## Stated exercise
Look through the records that follow. Copy every line containing the word "this".

## Dataset excerpts
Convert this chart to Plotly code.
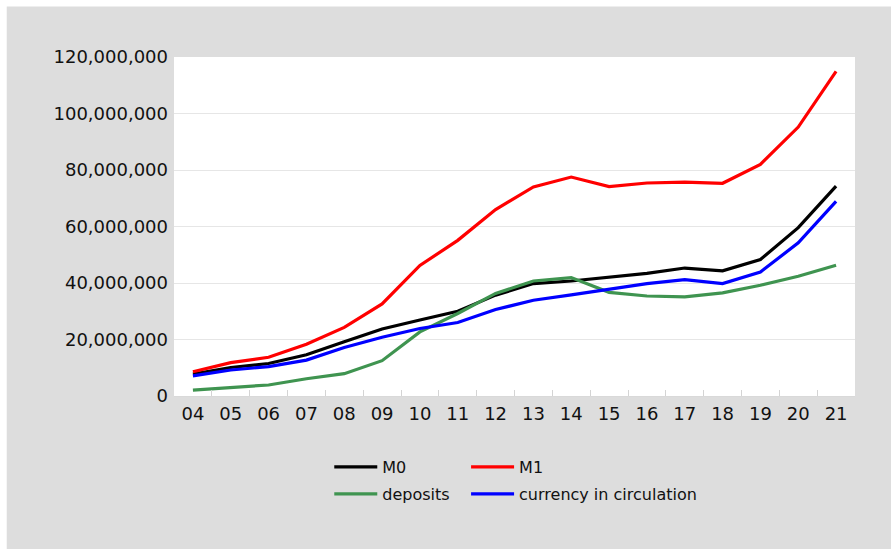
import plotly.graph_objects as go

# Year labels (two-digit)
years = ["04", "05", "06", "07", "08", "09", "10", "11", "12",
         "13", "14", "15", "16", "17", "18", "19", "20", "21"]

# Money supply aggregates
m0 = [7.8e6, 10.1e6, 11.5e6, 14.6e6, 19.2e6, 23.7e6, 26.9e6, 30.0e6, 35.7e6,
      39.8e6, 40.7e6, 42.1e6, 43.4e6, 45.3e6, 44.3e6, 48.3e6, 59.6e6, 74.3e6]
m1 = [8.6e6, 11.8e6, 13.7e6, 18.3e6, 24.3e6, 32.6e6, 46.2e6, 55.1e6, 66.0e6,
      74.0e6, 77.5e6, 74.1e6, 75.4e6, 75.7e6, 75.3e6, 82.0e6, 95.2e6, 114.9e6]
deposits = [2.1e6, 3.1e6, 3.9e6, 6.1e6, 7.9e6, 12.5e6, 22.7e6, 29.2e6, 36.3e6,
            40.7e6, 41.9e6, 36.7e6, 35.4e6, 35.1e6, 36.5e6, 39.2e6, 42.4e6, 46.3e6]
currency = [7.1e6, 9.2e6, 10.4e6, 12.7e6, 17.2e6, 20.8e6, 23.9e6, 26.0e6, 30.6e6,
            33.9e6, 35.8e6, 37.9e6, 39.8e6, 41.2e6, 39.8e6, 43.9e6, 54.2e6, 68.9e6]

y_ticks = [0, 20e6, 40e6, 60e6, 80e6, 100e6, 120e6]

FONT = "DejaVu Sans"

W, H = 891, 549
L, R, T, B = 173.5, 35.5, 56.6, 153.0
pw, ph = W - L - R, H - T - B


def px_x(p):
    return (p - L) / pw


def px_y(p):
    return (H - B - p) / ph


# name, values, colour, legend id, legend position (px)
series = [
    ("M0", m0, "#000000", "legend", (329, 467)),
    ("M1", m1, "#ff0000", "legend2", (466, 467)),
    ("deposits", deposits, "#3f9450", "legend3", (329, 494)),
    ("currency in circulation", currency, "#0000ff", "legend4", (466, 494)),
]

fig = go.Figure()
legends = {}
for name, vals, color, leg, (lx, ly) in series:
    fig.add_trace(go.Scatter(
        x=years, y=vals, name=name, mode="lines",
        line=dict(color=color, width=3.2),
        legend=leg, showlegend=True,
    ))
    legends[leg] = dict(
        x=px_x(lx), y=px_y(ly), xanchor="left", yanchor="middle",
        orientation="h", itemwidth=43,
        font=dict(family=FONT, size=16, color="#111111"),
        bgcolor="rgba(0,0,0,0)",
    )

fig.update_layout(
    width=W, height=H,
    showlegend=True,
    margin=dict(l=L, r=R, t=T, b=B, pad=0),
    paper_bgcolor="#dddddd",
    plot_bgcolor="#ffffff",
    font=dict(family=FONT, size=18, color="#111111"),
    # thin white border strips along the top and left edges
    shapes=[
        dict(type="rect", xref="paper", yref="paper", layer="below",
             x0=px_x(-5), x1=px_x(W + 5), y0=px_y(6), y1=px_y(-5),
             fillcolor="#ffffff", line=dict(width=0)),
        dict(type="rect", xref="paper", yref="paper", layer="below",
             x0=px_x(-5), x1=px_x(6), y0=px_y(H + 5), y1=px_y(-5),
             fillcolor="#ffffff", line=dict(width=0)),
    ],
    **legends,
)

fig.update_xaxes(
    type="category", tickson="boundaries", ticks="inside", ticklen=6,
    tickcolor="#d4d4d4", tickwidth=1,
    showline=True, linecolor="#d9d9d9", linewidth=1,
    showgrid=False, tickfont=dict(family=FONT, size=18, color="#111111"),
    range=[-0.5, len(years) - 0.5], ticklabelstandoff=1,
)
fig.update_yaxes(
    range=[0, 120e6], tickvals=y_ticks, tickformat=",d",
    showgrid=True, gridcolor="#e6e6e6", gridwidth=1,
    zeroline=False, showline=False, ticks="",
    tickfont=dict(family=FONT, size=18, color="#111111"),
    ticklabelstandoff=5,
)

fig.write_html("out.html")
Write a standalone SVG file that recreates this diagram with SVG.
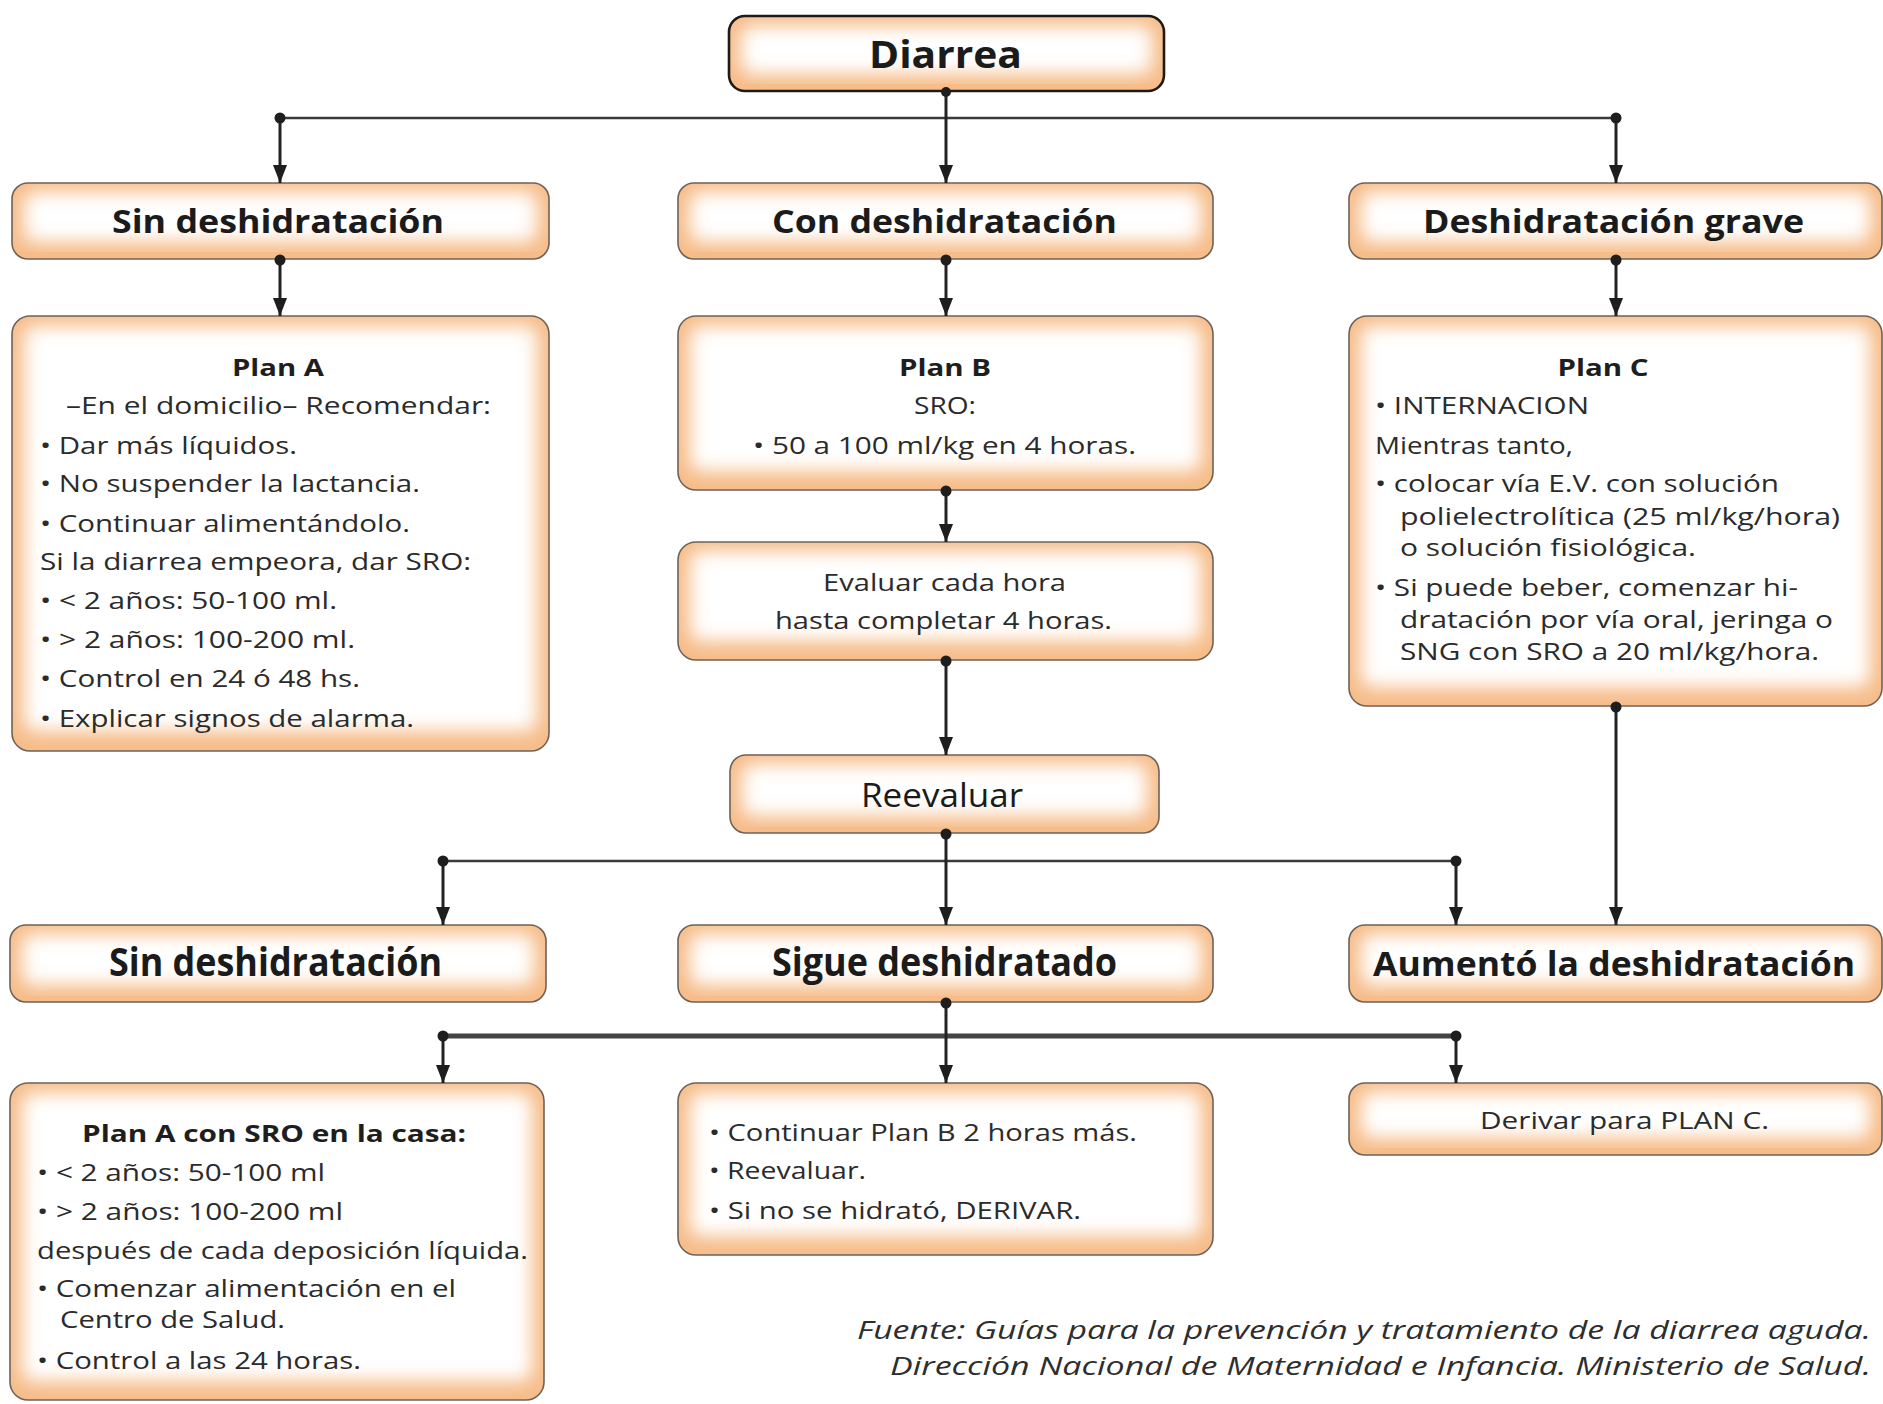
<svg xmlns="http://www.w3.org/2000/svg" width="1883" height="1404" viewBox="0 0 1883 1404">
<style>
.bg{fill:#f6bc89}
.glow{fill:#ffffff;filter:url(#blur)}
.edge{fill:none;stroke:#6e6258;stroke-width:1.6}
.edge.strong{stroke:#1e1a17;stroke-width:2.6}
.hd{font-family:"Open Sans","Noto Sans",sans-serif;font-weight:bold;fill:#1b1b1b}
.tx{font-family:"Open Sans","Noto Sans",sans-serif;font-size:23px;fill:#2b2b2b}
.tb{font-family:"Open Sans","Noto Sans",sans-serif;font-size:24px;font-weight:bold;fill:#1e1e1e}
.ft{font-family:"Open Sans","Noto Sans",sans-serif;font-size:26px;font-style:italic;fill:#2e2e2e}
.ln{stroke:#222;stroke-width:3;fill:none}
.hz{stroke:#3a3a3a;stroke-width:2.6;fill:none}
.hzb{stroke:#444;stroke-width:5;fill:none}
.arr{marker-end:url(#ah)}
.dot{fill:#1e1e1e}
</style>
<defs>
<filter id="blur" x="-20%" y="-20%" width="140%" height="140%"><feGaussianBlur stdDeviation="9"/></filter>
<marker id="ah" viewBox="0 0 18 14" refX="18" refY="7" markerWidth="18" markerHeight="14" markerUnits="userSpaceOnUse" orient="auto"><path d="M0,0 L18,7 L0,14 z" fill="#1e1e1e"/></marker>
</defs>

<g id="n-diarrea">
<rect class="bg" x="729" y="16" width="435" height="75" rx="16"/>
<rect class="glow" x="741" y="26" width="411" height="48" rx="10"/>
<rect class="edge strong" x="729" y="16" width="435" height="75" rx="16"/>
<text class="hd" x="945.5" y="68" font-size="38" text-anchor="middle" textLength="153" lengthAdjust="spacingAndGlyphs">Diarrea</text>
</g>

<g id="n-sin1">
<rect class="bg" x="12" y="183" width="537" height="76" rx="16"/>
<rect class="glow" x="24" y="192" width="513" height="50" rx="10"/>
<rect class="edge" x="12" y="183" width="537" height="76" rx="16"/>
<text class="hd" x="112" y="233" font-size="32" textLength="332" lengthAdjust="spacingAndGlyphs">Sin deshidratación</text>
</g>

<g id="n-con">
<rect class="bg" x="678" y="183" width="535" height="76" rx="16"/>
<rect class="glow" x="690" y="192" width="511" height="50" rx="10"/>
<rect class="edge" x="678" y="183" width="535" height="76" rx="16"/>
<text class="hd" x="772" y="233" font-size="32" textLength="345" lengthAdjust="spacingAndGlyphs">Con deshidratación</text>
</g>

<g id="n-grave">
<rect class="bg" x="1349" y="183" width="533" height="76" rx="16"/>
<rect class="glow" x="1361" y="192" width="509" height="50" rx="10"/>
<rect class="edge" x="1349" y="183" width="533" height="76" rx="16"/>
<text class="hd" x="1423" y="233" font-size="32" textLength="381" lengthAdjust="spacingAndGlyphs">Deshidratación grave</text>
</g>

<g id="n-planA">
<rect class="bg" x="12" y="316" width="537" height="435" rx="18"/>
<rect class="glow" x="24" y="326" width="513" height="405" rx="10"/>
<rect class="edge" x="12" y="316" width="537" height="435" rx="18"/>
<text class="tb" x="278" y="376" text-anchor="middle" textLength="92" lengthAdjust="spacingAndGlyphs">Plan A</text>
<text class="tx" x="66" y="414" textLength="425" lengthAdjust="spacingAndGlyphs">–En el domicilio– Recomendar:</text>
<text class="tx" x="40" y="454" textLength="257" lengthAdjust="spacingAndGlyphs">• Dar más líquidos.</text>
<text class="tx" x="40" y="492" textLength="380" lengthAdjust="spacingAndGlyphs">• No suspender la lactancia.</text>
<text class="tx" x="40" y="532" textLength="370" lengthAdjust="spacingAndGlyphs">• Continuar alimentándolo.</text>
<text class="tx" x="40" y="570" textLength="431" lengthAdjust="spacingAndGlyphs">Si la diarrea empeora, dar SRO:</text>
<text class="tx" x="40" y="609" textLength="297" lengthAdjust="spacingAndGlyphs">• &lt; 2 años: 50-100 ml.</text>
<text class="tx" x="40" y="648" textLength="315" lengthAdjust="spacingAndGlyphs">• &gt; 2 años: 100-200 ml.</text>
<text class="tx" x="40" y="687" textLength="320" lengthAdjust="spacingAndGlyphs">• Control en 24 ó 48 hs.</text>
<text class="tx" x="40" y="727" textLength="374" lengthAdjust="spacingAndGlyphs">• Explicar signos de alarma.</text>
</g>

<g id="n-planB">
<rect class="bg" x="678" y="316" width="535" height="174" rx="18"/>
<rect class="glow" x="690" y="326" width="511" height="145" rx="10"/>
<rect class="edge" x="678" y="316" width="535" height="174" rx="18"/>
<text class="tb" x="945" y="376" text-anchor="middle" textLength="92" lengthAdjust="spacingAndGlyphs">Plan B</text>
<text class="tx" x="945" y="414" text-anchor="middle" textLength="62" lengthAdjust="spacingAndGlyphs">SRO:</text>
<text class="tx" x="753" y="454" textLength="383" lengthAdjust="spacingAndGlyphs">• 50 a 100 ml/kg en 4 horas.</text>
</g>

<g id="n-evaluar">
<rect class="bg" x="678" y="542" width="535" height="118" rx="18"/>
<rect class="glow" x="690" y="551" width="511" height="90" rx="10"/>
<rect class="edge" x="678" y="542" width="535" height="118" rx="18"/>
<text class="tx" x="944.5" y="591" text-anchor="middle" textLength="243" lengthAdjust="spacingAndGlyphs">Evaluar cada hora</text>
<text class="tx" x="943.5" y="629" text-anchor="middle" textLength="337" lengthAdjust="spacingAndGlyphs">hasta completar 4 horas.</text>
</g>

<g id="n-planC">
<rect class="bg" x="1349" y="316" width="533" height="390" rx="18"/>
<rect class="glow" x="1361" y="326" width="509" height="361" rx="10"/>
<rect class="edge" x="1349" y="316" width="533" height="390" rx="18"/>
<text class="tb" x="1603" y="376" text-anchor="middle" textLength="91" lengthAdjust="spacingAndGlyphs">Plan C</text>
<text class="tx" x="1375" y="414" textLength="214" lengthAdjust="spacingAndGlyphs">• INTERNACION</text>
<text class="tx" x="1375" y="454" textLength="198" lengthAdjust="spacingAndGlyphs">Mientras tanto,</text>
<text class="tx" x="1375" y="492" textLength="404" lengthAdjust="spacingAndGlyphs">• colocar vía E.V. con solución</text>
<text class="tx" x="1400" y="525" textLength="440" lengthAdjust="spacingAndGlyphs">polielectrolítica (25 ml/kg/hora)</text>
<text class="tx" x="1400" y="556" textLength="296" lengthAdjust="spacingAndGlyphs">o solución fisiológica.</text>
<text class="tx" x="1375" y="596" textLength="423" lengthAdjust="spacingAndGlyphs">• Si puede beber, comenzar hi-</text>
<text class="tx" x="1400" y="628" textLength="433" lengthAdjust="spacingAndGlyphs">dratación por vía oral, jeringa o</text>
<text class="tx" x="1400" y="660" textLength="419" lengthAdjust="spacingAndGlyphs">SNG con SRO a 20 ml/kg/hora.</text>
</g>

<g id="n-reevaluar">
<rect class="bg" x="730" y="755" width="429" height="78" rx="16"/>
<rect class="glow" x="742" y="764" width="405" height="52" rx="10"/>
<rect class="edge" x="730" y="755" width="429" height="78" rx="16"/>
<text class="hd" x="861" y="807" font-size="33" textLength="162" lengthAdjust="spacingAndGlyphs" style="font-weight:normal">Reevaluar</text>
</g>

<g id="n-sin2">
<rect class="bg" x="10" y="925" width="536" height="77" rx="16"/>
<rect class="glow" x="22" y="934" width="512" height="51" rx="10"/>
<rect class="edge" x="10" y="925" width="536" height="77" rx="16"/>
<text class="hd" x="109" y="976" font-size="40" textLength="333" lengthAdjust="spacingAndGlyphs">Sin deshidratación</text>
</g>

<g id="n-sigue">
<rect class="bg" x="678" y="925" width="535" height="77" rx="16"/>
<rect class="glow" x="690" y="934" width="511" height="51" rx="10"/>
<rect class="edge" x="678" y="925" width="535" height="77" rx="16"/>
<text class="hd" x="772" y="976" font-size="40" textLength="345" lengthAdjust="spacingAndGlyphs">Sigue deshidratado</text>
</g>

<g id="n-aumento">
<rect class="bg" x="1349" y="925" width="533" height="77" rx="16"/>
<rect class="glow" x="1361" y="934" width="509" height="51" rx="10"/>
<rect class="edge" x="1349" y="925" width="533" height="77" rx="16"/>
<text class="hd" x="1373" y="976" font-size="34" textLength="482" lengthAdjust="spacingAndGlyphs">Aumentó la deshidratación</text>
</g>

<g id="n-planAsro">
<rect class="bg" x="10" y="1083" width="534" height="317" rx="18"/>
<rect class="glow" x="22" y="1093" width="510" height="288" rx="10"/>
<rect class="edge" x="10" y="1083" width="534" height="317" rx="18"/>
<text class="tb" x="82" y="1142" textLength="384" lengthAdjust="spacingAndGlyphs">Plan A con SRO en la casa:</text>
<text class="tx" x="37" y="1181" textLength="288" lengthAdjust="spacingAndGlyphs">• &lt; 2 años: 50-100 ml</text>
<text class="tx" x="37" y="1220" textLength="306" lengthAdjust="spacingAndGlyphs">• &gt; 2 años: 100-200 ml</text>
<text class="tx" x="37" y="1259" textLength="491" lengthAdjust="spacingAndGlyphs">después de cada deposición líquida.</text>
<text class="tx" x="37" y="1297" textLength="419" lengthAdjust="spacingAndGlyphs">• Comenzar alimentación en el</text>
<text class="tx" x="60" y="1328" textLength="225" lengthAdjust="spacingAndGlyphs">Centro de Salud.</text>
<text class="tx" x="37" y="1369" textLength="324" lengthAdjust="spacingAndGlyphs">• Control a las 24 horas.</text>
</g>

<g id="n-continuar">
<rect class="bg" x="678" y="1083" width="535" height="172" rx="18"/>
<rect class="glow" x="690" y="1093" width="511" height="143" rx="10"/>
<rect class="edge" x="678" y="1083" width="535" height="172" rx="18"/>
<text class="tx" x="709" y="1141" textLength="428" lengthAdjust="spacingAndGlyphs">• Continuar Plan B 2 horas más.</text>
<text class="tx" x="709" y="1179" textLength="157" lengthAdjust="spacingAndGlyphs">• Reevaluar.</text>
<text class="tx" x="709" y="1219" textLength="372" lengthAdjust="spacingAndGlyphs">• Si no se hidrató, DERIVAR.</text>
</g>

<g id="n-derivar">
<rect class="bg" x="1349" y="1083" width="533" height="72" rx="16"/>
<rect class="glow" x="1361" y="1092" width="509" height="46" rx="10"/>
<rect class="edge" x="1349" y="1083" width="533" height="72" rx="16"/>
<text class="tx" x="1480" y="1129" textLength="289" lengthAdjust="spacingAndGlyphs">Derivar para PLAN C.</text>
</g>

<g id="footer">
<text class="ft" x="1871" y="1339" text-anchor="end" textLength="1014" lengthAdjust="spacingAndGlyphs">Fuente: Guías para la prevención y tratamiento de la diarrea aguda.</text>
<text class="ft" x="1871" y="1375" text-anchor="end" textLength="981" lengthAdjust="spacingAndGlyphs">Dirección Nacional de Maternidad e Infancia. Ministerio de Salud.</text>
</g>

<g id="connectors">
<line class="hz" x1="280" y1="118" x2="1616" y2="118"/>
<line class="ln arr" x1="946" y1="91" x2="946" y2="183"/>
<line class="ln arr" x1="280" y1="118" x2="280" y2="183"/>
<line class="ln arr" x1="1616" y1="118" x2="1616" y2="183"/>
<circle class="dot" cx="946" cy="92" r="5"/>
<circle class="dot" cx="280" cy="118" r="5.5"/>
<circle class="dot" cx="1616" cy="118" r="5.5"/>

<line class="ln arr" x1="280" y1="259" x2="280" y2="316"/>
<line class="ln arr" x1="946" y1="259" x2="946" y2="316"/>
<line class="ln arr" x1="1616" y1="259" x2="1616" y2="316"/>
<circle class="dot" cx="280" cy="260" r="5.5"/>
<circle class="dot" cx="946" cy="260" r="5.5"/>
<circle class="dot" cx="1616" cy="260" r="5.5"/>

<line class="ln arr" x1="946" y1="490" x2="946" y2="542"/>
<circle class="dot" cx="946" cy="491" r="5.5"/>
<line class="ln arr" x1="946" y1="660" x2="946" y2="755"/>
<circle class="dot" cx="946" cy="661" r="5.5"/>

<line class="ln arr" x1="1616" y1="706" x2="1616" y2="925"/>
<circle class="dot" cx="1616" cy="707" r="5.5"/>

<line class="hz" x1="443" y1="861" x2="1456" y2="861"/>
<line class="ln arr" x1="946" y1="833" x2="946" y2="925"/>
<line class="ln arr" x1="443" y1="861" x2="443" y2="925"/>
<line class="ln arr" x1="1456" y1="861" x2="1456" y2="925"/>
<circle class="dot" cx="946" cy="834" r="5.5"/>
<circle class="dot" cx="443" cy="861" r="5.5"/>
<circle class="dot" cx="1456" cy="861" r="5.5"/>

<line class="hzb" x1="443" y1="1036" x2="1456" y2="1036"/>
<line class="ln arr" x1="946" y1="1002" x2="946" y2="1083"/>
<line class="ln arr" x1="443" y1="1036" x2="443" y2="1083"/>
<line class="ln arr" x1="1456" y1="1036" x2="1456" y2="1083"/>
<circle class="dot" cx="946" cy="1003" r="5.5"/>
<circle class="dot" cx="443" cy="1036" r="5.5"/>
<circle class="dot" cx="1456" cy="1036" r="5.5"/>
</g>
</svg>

## Full output
Convert this chart to Plotly code.
Write a standalone SVG file that recreates this diagram with SVG.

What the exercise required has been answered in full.